WeOpenML / PandaLM

Apache License 2.0
880 stars 67 forks source link

Conflict Rate is high #18

Closed steventan0110 closed 1 year ago

steventan0110 commented 1 year ago

Hi,

Thanks for releasing the model. I recently have similar findings of this paper (https://arxiv.org/pdf/2305.17926.pdf) when using LLM as evaluator. That is, when I flip the order of response, the model tends to generate completely different decision. I tried PandaLM-7B on my test set and the confliict rate is about 50%. I also tried PandaLM-7B on the test data you released (the testset-v1 dataset) and I get similar accuracy as you reported. However, the conflict rate is also high, about 17%.

Just curious if you have any thoughts on this phenomenon? Maybe something to do for future work?

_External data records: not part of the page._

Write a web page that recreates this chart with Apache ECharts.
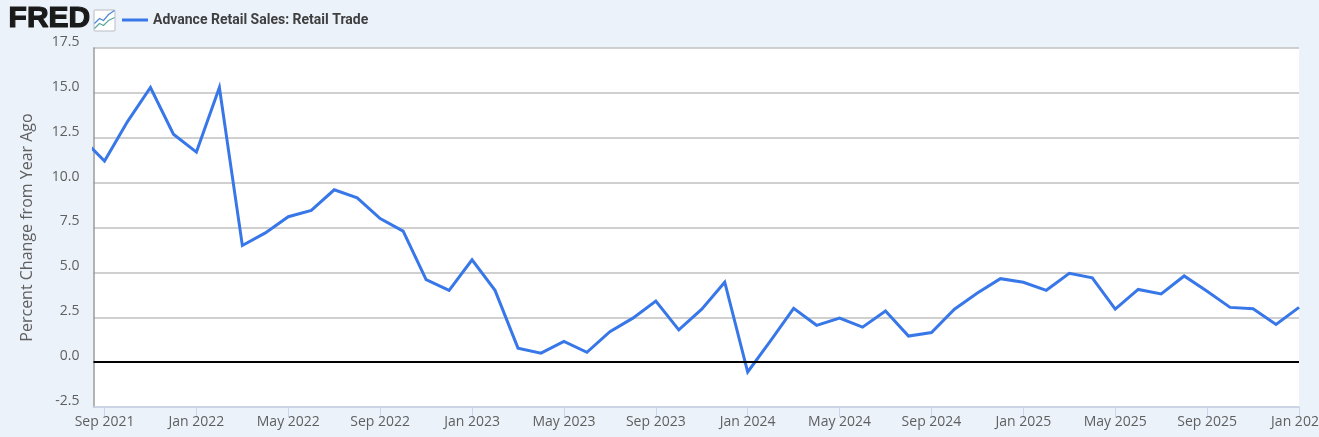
<!DOCTYPE html>
<html><head><meta charset="utf-8">
<style>html,body{margin:0;padding:0;background:#ebf2fa;overflow:hidden}#c{width:1319px;height:437px}</style>
<script src="https://cdn.jsdelivr.net/npm/echarts@6/dist/echarts.min.js"></script>
</head><body><div id="c"></div>
<script>
const seriesName = 'Advance Retail Sales: Retail Trade';
const yAxisName = 'Percent Change from Year Ago';
const firstMonth = [2021, 7]; // Aug 2021 (index 0)
const values = [12.5,11.2,13.4,15.3,12.7,11.7,15.3,6.5,7.2,8.1,8.45,9.6,9.15,8.0,7.3,4.6,4.0,5.7,4.0,0.78,0.5,1.15,0.55,1.7,2.45,3.4,1.8,2.95,4.45,-0.55,1.2,3.0,2.05,2.45,1.95,2.85,1.45,1.65,2.95,3.85,4.65,4.45,4.0,4.95,4.7,2.95,4.05,3.8,4.8,3.95,3.05,2.97,2.1,3.05];
const tickIndex = [1,5,9,13,17,21,25,29,33,37,41,45,49,53];
const tickLabels = ['Sep 2021','Jan 2022','May 2022','Sep 2022','Jan 2023','May 2023','Sep 2023','Jan 2024','May 2024','Sep 2024','Jan 2025','May 2025','Sep 2025','Jan 2026'];
const axisMin = 0.52, axisMax = 53;

const chart = echarts.init(document.getElementById('c'), null, {renderer:'canvas'});
chart.setOption({
  backgroundColor:'#ebf2fa',
  animation:false,
  legend:{
    left:117, top:8, itemWidth:26, itemHeight:3, itemGap:5,
    icon:'rect',
    textStyle:{fontFamily:'Roboto',fontWeight:'bold',fontSize:14,color:'#3f3f3f'},
    data:[seriesName]
  },
  grid:{left:93.5,right:20,top:48,bottom:30,backgroundColor:'#fff',show:true,borderWidth:0,outerBoundsMode:'none',containLabel:false},
  xAxis:{
    type:'value',min:axisMin,max:axisMax,
    splitLine:{show:false},
    axisLine:{show:true,onZero:false,lineStyle:{color:'#ccd6eb',width:1.5}},
    axisTick:{show:true,length:10,lineStyle:{color:'#ccd6eb',width:1},customValues:tickIndex},
    axisLabel:{
      customValues:tickIndex,
      formatter:v=>tickLabels[tickIndex.indexOf(v)],
      fontFamily:'Open Sans',fontSize:14,color:'#5f5f5f',margin:8,
      hideOverlap:false,showMinLabel:true,showMaxLabel:true
    }
  },
  yAxis:{
    type:'value',min:-2.5,max:17.5,interval:2.5,
    name:yAxisName,nameLocation:'middle',nameGap:58,nameRotate:90,
    nameTextStyle:{fontFamily:'Open Sans',fontSize:16,color:'#5f5f5f'},
    axisLine:{show:true,onZero:false,lineStyle:{color:'#9a9a9a',width:1.5}},
    axisTick:{show:false},
    splitLine:{show:true,lineStyle:{color:'#c0c0c0',width:1.5}},
    axisLabel:{
      formatter:v=>v.toFixed(1),
      fontFamily:'Open Sans',fontSize:14,color:'#5f5f5f',margin:14,
      verticalAlign:'bottom',lineHeight:14,padding:[0,0,-1,0]
    }
  },
  series:[{
    name:seriesName,type:'line',
    data:values.map((v,i)=>[i,v]),
    showSymbol:false,symbol:'none',clip:true,
    lineStyle:{color:'#3877e8',width:3,join:'miter'},
    itemStyle:{color:'#3877e8'},
    markLine:{silent:true,symbol:'none',label:{show:false},
      lineStyle:{color:'#000',width:2,type:'solid'},
      data:[{yAxis:0}],animation:false}
  }],
  graphic:[
    {type:'text',left:8,top:3,style:{text:'FRED',fontFamily:'Liberation Sans',fontWeight:'bold',fontSize:30,fill:'#1a1a1a',stroke:'#1a1a1a',lineWidth:1.2}},
    {type:'group',left:92,top:8,children:[
      {type:'rect',shape:{x:0.5,y:0.5,width:21,height:21,r:1},style:{fill:'#fff',stroke:'#b8bdc4',lineWidth:1}},
      {type:'polyline',shape:{points:[[1,14],[6,9],[10,11],[15,5],[21,1]]},style:{fill:'none',stroke:'#4a86d8',lineWidth:1.2}},
      {type:'polyline',shape:{points:[[1,19],[6,14],[10,16],[15,11],[21,8]]},style:{fill:'none',stroke:'#5aa89a',lineWidth:1.2}}
    ]}
  ]
});
</script></body></html>
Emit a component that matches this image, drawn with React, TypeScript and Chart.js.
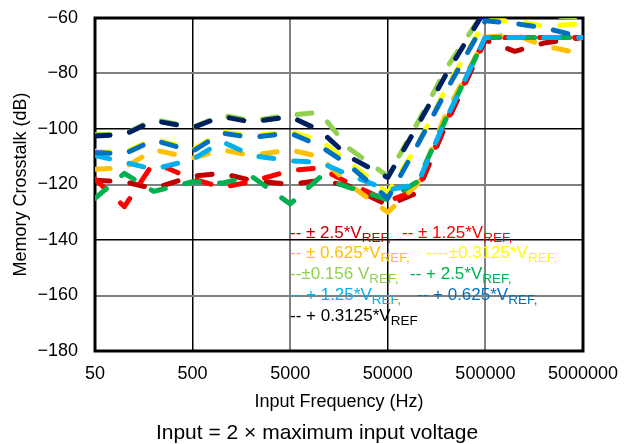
import React, { useEffect, useRef } from "react";
import { Chart, registerables } from "chart.js";

Chart.register(...registerables);

const FONT = "'Liberation Sans', Arial, sans-serif";

// Frequencies (Hz) at which each curve is sampled
const frequencies = [50, 100, 200, 500, 1000, 2000, 5000, 10000, 20000, 50000, 100000, 200000, 500000, 1000000, 2000000, 5000000];
const xTickValues = [50, 500, 5000, 50000, 500000, 5000000];
const yMin = -180;
const yMax = -60;
const yStep = 20;

// Crosstalk (dB) for each series
const pm2p5 = [-118.5, -119, -121.5, -117, -116, -118.5, -120, -118.5, -120.5, -127.5, -123, -98, -68, -72, -69, -67];
const pm1p25 = [-118, -128, -112, -118, -121, -119, -115, -114, -119.5, -126, -122, -97, -67, -67, -67, -67];
const pm0p625 = [-114.5, -114, -107.5, -110.5, -107.5, -109.5, -107.5, -110, -120, -130, -120, -94, -67, -66, -70, -73];
const pm0p3125 = [-108, -108.5, -103.5, -107.5, -101, -102.5, -101, -104, -112, -123, -106, -85, -61, -61, -63, -62];
const pm0p156 = [-102, -102, -96.5, -99.5, -95, -97, -95, -94, -107, -117, -98, -78, -57, -58, -59, -60];
const p2p5 = [-125, -116, -122.5, -119, -119.5, -117, -127, -117.5, -121, -125.5, -119, -96, -67, -67, -67, -67];
const p1p25 = [-109.5, -112, -114.5, -111, -104.5, -109.5, -111.5, -112, -116.5, -122, -120, -96, -67, -67, -67, -67];
const p0p625 = [-108.5, -109, -104, -108, -101.5, -103, -101.5, -106, -113, -125, -106, -86, -61, -62, -63.5, -67];
const p0p3125 = [-102.5, -102, -97, -99.5, -95.5, -97.5, -95.5, -100.5, -110, -117.5, -99, -80, -57, -58, -59, -58];

const seriesValues = [pm2p5, pm1p25, pm0p625, pm0p3125, pm0p156, p2p5, p1p25, p0p625, p0p3125];
const seriesNames = ["± 2.5*VREF", "± 1.25*VREF", "± 0.625*VREF", "±0.3125*VREF", "±0.156 VREF", "+ 2.5*VREF", "+ 1.25*VREF", "+ 0.625*VREF", "+ 0.3125*VREF"];
const seriesColors = ["#C00000", "#FF0000", "#FFC000", "#FFFF00", "#92D050", "#00B050", "#00B0F0", "#0070C0", "#002060"];

// Legend text (main part, subscript)
const legendMain = ["-- ± 2.5*V", "-- ± 1.25*V", "-- ± 0.625*V", "----±0.3125*V", "--±0.156 V", "-- + 2.5*V", "-- + 1.25*V", "-- + 0.625*V", "-- + 0.3125*V"];
const legendSub = ["REF,", "REF,", "REF,", "REF,", "REF,", "REF,", "REF,", "REF,", "REF"];
const legendTextColors = ["#C00000", "#FF0000", "#FFC000", "#FFFF00", "#92D050", "#00B050", "#00B0F0", "#0070C0", "#000000"];
const legendRow = [0, 0, 1, 1, 2, 2, 3, 3, 4];
const legendLeft = [290, 402, 290, 426, 290, 410, 290, 417, 290];

const captionText = "Input = 2 × maximum input voltage";

const framePlugin = {
  id: "frame",
  beforeDatasetsDraw(chart: any) {
    const { ctx, chartArea } = chart;
    ctx.save();
    ctx.strokeStyle = "#000";
    ctx.lineWidth = 3;
    ctx.strokeRect(chartArea.left, chartArea.top, chartArea.right - chartArea.left, chartArea.bottom - chartArea.top);
    ctx.restore();
  },
};

export default function App() {
  const canvasRef = useRef<HTMLCanvasElement | null>(null);

  useEffect(() => {
    if (!canvasRef.current) return;
    const datasets = seriesValues.map((vals, i) => ({
      label: seriesNames[i],
      data: frequencies.map((f, j) => ({ x: f, y: vals[j] })),
      borderColor: seriesColors[i],
      backgroundColor: seriesColors[i],
      borderWidth: 5,
      borderDash: [15, 20],
      borderCapStyle: "round" as const,
      borderJoinStyle: "round" as const,
      pointRadius: 0,
      tension: 0,
      fill: false,
      order: seriesValues.length - 1 - i,
    }));

    const chart = new Chart(canvasRef.current, {
      type: "line",
      data: { datasets },
      plugins: [framePlugin],
      options: {
        animation: false,
        responsive: false,
        devicePixelRatio: 1,
        layout: { padding: { top: 18, right: 45, left: 0, bottom: 30.2 } },
        plugins: {
          legend: { display: false },
          tooltip: { enabled: false },
          title: { display: false },
        },
        scales: {
          x: {
            type: "logarithmic",
            min: 50,
            max: 5000000,
            afterBuildTicks: (s: any) => {
              s.ticks = xTickValues.map((v) => ({ value: v }));
            },
            afterFit: (s: any) => {
              s.height = 62.8;
              s.paddingLeft = 0;
              s.paddingRight = 0;
            },
            ticks: {
              autoSkip: false,
              maxRotation: 0,
              padding: 12,
              color: "#000",
              font: { family: FONT, size: 18 },
              callback: (v: any) => String(v),
            },
            grid: {
              drawTicks: false,
              color: (c: any) => (c.index % 2 === 1 ? "#000000" : "#808080"),
              lineWidth: (c: any) => (c.index % 2 === 1 ? 1.5 : 2),
            },
            border: { display: false },
            title: {
              display: true,
              text: "Input Frequency (Hz)",
              color: "#000",
              font: { family: FONT, size: 18 },
              padding: { top: 0, bottom: 1 },
            },
          },
          y: {
            type: "linear",
            min: yMin,
            max: yMax,
            afterFit: (s: any) => {
              s.width = 95;
              s.paddingTop = 0;
              s.paddingBottom = 0;
            },
            ticks: {
              stepSize: yStep,
              padding: 17,
              color: "#000",
              font: { family: FONT, size: 18 },
              callback: (v: any) => (Number(v) < 0 ? "\u2212" + Math.abs(Number(v)) : String(v)),
            },
            grid: {
              drawTicks: false,
              color: (c: any) => (c.index % 2 === 0 ? "#000000" : "#808080"),
              lineWidth: (c: any) => (c.index % 2 === 0 ? 1.5 : 2),
            },
            border: { display: false },
            title: {
              display: true,
              text: "Memory Crosstalk (dB)",
              color: "#000",
              font: { family: FONT, size: 18 },
              padding: { top: 10.5, bottom: 0 },
            },
          },
        },
      },
    });
    return () => chart.destroy();
  }, []);

  return (
    <div style={{ position: "fixed", left: 0, top: 0, width: 628, height: 444, background: "#fff", fontFamily: FONT }}>
      <canvas ref={canvasRef} width={628} height={444} style={{ display: "block" }} />
      {legendMain.map((t, i) => (
        <span
          key={i}
          style={{
            position: "absolute",
            left: legendLeft[i],
            top: 238 + legendRow[i] * 20.8 - 14.5,
            color: legendTextColors[i],
            fontSize: 17,
            lineHeight: "17px",
            whiteSpace: "nowrap",
          }}
        >
          {t}
          <sub style={{ fontSize: 13.5, verticalAlign: "-4px", lineHeight: "13px" }}>{legendSub[i]}</sub>
        </span>
      ))}
      <div
        style={{
          position: "absolute",
          left: 0,
          width: 634,
          top: 418.5,
          textAlign: "center",
          fontSize: 21,
          lineHeight: "25px",
          color: "#000",
          whiteSpace: "nowrap",
        }}
      >
        {captionText}
      </div>
    </div>
  );
}
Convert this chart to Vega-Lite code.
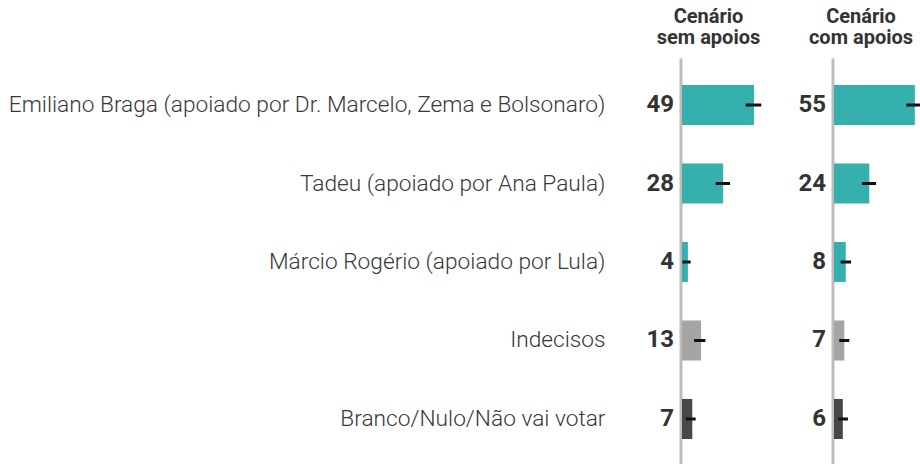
{
  "$schema": "https://vega.github.io/schema/vega-lite/v6.json",
  "autosize": "none",
  "padding": {"left": 682, "top": 58, "right": 238, "bottom": 406},
  "bounds": "flush",
  "spacing": 32,
  "config": {
    "font": "Roboto",
    "view": {"stroke": null},
    "concat": {"spacing": 32}
  },
  "data": {
    "values": [
      {"cenario": "sem", "cand": "Emiliano Braga (apoiado por Dr. Marcelo, Zema e Bolsonaro)", "grupo": "cand", "valor": 49, "lo": 43.3, "hi": 53.9},
      {"cenario": "sem", "cand": "Tadeu (apoiado por Ana Paula)", "grupo": "cand", "valor": 28, "lo": 22.9, "hi": 32.7},
      {"cenario": "sem", "cand": "Márcio Rogério (apoiado por Lula)", "grupo": "cand", "valor": 4, "lo": 0.3, "hi": 5.9},
      {"cenario": "sem", "cand": "Indecisos", "grupo": "indec", "valor": 13, "lo": 8.2, "hi": 15.9},
      {"cenario": "sem", "cand": "Branco/Nulo/Não vai votar", "grupo": "branco", "valor": 7, "lo": 2.7, "hi": 9.3},
      {"cenario": "com", "cand": "Emiliano Braga (apoiado por Dr. Marcelo, Zema e Bolsonaro)", "grupo": "cand", "valor": 55, "lo": 49.2, "hi": 61},
      {"cenario": "com", "cand": "Tadeu (apoiado por Ana Paula)", "grupo": "cand", "valor": 24, "lo": 19, "hi": 28.6},
      {"cenario": "com", "cand": "Márcio Rogério (apoiado por Lula)", "grupo": "cand", "valor": 8, "lo": 4.5, "hi": 11.6},
      {"cenario": "com", "cand": "Indecisos", "grupo": "indec", "valor": 7, "lo": 3.6, "hi": 10.4},
      {"cenario": "com", "cand": "Branco/Nulo/Não vai votar", "grupo": "branco", "valor": 6, "lo": 2.9, "hi": 9.5}
    ]
  },
  "hconcat": [
    {
      "width": 120,
      "height": 408,
      "title": {"text": ["Cenário", "sem apoios"], "anchor": "start", "frame": "group", "align": "center", "dx": 26.5, "fontSize": 20, "fontWeight": "bold", "lineHeight": 21, "color": "#333333", "offset": 10},
      "transform": [{"filter": "datum.cenario == 'sem'"}],
      "encoding": {
        "y": {
          "field": "cand", "type": "nominal", "sort": null,
          "scale": {"paddingInner": 0.49, "paddingOuter": 0.344},
          "axis": {"title": null, "ticks": false, "tickSize": 0, "domainColor": "#bdbdbd", "domainWidth": 3, "offset": 1.5, "labelPadding": 75.5, "labelFontSize": 22.7, "labelFontWeight": 300, "labelColor": "#383838", "labelLimit": 0, "labelFont": "Roboto Light, Roboto"}
        }
      },
      "layer": [
        {
          "mark": {"type": "bar"},
          "encoding": {
            "x": {"field": "valor", "type": "quantitative", "scale": {"domain": [0, 81.6], "nice": false, "zero": true}, "axis": null},
            "color": {"field": "grupo", "type": "nominal", "scale": {"domain": ["cand", "indec", "branco"], "range": ["#35b0af", "#a5a5a5", "#474747"]}, "legend": null}
          }
        },
        {
          "mark": {"type": "rule", "strokeWidth": 3, "color": "#111111"},
          "encoding": {
            "x": {"field": "lo", "type": "quantitative"},
            "x2": {"field": "hi"}
          }
        },
        {
          "mark": {"type": "text", "align": "right", "baseline": "middle", "dx": -8, "fontSize": 24, "fontWeight": "bold", "color": "#333333", "font": "Roboto"},
          "encoding": {
            "x": {"datum": 0},
            "text": {"field": "valor", "type": "quantitative"}
          }
        }
      ]
    },
    {
      "width": 86,
      "height": 408,
      "title": {"text": ["Cenário", "com apoios"], "anchor": "start", "frame": "group", "align": "center", "dx": 27, "fontSize": 20, "fontWeight": "bold", "lineHeight": 21, "color": "#333333", "offset": 10},
      "transform": [{"filter": "datum.cenario == 'com'"}],
      "encoding": {
        "y": {
          "field": "cand", "type": "nominal", "sort": null,
          "scale": {"paddingInner": 0.49, "paddingOuter": 0.344},
          "axis": {"title": null, "ticks": false, "tickSize": 0, "labels": false, "domainColor": "#bdbdbd", "domainWidth": 3, "offset": 1.5}
        }
      },
      "layer": [
        {
          "mark": {"type": "bar"},
          "encoding": {
            "x": {"field": "valor", "type": "quantitative", "scale": {"domain": [0, 58.5], "nice": false, "zero": true}, "axis": null},
            "color": {"field": "grupo", "type": "nominal", "scale": {"domain": ["cand", "indec", "branco"], "range": ["#35b0af", "#a5a5a5", "#474747"]}, "legend": null}
          }
        },
        {
          "mark": {"type": "rule", "strokeWidth": 3, "color": "#111111"},
          "encoding": {
            "x": {"field": "lo", "type": "quantitative"},
            "x2": {"field": "hi"}
          }
        },
        {
          "mark": {"type": "text", "align": "right", "baseline": "middle", "dx": -8, "fontSize": 24, "fontWeight": "bold", "color": "#333333", "font": "Roboto"},
          "encoding": {
            "x": {"datum": 0},
            "text": {"field": "valor", "type": "quantitative"}
          }
        }
      ]
    }
  ]
}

qianlanwyd commented 1 year ago

We have released our paper(https://arxiv.org/abs/2306.05087) and conducted new experiments (swap the order and treat the conflicting results as `Tie') to deal with the conflicting results. But as we observed, GPT-4 and GPT-3.5 also has this issue. Our future work will try to deal with it.

steventan0110 commented 1 year ago

Thanks for the prompt respons, I observed this issue with GPT3.5 as well. Good luck on your future work to deal with this phenomenon!